L'Association des doctorants en droit de l'Université de Reims (ADENDUR) prépare actuellement un nouveau colloque, pour la rentrée 2022, consacré à l'étude d'un sujet d'actualité original : « Mode et droit ». Le présent appel à contributions concerne aussi bien les juristes spécialistes de droit public que de droit privé. Par ailleurs, les propositions favorisant une approche comparative, au même titre que celles émanant d'un binôme juriste / non- juriste – philosophe, économiste, sociologue, politiste, etc. – seront bienvenues, voire très appréciées, et ce afin de favoriser une réflexion pluridisciplinaire.
L'étude des relations entre mode et droit peut sembler curieuse et relève du défi. Pour commencer, tout paraît opposer ces deux objets d'étude : le droit est supposé être austère, la mode frivole ; là où le droit prétend à la stabilité, la mode est en permanent renouveau ; le droit adopte une démarche prudente, la mode est davantage audacieuse. Défi pour les chercheurs, défi pour le droit : ce dernier peut-il saisir l'insaisissable ? L'étude des influences réciproques entre mode et droit impose de comprendre ce que signifie le terme « mode », dont le domaine est bien plus large qu'on ne pourrait le penser de prime abord.
La polysémie du terme est évidente : les dictionnaires font non seulement apparaître l'existence de deux substantifs, l'un féminin et l'autre masculin, mais ils proposent encore plusieurs acceptions de la mode au féminin.

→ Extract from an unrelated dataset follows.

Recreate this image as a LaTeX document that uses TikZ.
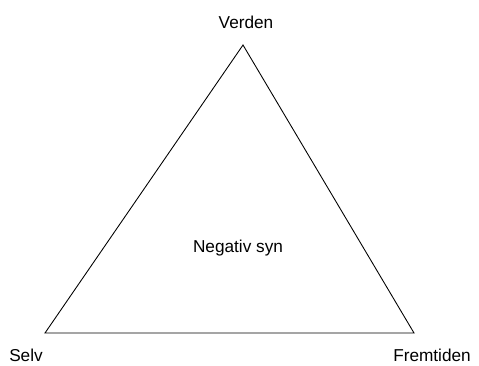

Seule cette dernière sera retenue dans le cadre de cet appel à contributions, ce qui se justifie par l'évolution historique du terme. En effet, quoique le terme « mode » ait pu dériver du latin modus (masc.) signifiant « mesure, étendue ; modération », il s'agit en réalité d'un emprunt tardif qui fondera le sens technique du « mode » au sens de modalité et qui ne constitue pas une notion à part entière. La référence au substantif masculin n'a en outre été employée que plus d'un demi-siècle après l'apparition de la mode au féminin, dont le sens n'a cessé de se démultiplier depuis.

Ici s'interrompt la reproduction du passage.